§ **OBJECTIVE**
Copy out lines with the word "script" from the material that follows.
———
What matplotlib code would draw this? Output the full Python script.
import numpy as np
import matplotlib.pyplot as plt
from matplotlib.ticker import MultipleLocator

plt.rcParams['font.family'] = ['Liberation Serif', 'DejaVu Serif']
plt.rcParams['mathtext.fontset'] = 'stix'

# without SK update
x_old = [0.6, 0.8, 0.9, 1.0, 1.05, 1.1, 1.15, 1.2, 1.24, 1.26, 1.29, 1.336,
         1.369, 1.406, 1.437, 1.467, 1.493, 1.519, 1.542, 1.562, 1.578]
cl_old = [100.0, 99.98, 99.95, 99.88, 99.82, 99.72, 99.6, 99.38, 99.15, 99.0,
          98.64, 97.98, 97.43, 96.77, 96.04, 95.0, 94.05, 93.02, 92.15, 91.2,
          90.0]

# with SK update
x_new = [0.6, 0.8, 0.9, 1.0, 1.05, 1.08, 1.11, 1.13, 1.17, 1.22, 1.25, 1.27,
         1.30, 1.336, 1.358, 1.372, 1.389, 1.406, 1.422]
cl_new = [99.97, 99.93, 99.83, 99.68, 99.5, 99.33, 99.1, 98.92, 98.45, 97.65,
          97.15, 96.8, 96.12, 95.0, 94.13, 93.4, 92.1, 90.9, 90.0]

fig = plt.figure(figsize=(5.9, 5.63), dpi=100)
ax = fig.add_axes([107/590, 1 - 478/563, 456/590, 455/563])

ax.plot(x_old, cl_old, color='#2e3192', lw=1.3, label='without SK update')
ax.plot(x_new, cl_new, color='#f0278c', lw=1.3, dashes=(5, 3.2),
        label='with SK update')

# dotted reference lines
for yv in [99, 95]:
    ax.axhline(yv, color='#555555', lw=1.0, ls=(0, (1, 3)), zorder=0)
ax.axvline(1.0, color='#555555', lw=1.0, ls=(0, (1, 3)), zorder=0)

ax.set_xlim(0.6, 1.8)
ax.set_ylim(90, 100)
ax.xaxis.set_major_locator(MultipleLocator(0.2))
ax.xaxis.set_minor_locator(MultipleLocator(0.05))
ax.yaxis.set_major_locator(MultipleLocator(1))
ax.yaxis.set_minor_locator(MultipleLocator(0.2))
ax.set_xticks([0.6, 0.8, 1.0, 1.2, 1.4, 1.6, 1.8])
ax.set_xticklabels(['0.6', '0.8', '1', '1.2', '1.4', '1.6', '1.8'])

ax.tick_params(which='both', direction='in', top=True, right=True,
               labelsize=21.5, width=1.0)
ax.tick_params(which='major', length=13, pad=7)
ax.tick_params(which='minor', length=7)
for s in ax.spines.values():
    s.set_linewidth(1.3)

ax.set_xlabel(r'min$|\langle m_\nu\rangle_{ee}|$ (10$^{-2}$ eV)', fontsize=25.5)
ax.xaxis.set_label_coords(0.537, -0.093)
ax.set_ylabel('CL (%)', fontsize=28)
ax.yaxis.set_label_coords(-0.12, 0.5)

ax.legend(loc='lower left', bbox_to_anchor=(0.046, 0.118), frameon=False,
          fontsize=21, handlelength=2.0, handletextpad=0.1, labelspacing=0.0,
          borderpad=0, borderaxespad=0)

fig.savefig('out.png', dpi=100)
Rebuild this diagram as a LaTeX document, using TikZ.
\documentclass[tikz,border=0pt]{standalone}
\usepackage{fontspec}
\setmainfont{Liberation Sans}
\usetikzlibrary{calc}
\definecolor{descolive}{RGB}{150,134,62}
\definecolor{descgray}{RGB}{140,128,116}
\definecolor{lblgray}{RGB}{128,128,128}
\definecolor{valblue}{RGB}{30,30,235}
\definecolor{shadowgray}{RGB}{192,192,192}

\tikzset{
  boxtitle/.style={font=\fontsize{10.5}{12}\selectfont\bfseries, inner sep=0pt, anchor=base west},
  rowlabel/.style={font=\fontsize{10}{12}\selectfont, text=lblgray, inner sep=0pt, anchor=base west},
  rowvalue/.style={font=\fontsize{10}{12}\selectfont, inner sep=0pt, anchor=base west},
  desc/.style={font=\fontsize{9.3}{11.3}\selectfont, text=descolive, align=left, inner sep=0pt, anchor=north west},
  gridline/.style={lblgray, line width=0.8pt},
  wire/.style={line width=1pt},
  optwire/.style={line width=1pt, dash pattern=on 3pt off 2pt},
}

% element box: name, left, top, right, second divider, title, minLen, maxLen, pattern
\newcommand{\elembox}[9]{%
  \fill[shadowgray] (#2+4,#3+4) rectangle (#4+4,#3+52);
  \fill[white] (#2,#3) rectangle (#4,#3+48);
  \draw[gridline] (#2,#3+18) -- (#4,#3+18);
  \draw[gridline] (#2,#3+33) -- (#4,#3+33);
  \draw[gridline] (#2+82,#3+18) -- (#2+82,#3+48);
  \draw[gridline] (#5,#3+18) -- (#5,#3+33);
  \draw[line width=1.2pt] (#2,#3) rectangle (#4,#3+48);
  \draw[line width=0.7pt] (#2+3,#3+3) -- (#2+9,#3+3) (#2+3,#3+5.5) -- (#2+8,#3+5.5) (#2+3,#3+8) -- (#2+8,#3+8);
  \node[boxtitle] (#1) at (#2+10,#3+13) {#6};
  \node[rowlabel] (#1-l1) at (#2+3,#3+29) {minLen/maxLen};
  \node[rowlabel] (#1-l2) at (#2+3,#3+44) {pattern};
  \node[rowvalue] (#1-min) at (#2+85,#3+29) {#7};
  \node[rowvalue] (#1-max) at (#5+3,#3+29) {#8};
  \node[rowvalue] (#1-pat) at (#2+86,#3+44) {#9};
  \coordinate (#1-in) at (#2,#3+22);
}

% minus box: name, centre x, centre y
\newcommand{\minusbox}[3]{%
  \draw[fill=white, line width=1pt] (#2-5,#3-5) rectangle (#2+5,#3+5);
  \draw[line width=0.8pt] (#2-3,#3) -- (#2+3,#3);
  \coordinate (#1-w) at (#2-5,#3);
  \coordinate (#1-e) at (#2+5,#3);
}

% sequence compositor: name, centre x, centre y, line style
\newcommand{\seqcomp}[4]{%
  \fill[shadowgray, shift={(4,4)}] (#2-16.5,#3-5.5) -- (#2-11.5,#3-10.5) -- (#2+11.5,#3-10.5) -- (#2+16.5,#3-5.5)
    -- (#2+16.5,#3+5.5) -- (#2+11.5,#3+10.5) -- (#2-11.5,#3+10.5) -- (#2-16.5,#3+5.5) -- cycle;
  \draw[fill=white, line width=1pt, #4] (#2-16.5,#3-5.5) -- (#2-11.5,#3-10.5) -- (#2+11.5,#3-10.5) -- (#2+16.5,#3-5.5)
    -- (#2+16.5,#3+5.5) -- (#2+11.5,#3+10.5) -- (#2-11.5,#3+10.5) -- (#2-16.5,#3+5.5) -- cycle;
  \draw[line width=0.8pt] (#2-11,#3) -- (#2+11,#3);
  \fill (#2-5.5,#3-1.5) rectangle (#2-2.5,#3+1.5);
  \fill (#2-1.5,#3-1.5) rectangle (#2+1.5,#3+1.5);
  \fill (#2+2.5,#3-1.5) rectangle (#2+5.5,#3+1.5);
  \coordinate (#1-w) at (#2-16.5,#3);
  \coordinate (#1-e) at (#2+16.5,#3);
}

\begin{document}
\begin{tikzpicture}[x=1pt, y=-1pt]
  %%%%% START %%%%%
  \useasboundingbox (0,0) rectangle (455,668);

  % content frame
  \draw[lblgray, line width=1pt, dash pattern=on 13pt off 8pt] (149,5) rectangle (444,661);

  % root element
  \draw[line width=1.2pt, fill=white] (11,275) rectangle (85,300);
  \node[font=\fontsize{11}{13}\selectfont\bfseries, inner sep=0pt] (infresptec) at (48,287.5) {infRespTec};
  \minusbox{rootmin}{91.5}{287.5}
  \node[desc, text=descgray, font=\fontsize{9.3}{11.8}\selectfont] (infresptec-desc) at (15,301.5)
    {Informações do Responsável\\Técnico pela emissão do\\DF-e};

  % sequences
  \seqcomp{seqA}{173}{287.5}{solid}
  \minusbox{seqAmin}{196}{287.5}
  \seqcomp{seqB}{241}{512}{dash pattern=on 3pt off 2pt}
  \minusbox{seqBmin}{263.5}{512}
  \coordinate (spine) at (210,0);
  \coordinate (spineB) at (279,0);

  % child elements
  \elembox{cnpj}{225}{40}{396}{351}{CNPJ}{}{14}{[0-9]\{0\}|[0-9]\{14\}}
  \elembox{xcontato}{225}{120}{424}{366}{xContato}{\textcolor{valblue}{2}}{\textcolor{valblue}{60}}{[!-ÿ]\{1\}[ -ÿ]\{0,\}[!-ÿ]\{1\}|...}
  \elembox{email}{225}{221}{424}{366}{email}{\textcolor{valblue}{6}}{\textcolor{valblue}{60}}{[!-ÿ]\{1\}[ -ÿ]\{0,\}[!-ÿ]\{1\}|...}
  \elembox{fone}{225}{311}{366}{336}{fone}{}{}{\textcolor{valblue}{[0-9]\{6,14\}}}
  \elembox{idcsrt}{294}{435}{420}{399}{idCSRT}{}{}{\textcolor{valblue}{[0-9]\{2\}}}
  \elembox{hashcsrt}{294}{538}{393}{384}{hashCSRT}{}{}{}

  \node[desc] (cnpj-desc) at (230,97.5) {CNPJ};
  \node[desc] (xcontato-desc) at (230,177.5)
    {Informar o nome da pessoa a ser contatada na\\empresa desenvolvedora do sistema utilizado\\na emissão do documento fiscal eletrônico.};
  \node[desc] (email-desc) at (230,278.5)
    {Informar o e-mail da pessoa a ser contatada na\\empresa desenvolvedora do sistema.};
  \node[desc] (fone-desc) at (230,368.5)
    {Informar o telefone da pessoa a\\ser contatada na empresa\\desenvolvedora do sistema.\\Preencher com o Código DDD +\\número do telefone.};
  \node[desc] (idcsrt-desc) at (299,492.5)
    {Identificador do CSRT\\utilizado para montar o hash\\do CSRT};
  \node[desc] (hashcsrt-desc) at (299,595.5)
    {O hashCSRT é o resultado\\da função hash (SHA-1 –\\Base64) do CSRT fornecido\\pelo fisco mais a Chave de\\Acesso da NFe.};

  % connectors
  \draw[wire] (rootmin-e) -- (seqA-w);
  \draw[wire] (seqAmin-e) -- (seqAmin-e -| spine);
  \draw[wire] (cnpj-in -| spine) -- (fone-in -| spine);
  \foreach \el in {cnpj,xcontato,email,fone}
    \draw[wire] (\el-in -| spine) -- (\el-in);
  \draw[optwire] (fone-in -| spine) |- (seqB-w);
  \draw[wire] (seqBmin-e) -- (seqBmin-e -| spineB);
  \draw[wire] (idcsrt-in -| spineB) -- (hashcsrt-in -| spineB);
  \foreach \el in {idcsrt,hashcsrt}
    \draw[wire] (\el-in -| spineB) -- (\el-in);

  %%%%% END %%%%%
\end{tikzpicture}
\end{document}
———
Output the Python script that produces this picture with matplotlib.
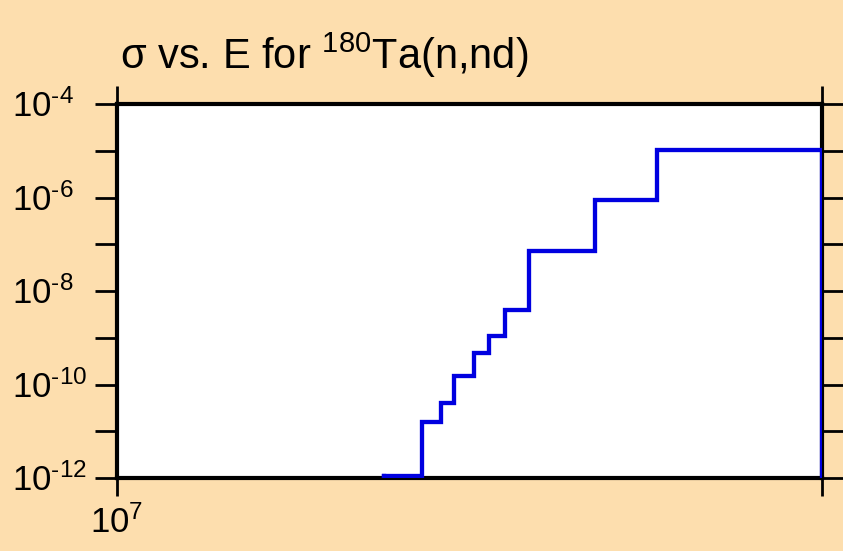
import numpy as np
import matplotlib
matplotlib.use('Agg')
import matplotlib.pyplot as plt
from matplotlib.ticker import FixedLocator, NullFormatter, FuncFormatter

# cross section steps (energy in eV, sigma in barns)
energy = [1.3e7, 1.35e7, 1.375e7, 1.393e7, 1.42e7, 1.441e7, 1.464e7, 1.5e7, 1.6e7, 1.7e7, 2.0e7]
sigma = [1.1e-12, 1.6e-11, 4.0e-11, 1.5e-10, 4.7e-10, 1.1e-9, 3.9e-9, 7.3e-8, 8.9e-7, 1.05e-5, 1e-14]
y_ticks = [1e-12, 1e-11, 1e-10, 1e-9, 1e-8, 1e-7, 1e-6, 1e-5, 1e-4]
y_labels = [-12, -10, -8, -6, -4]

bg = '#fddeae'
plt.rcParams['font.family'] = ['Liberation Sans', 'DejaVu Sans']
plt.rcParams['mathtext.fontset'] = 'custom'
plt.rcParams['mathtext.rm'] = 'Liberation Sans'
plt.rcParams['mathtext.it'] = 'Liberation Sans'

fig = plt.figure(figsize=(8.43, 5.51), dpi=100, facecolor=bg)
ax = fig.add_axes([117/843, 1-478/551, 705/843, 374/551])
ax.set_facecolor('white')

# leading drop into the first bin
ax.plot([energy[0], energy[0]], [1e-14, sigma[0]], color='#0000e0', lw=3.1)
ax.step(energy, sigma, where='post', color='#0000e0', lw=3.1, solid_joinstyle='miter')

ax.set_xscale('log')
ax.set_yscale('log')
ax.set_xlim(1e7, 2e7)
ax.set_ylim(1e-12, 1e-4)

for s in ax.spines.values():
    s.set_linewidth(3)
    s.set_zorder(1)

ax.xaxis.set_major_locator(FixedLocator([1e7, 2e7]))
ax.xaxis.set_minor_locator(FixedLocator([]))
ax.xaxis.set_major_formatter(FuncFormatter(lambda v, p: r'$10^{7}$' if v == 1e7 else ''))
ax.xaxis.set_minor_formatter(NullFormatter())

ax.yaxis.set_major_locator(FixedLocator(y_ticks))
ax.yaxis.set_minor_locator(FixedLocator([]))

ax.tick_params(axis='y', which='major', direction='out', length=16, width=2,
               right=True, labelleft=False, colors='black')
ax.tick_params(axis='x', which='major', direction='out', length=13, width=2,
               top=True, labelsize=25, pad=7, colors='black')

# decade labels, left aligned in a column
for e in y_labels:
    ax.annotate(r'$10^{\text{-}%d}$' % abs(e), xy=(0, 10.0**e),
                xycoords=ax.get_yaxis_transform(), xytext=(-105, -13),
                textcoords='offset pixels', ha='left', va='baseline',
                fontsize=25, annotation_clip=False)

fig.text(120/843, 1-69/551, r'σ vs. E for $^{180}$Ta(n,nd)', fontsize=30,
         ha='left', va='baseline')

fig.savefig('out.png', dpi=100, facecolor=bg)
———
§ **SOLUTION TO THIS TASK**
What matplotlib code would draw this? Output the full Python script.
Output the Python script that produces this picture with matplotlib.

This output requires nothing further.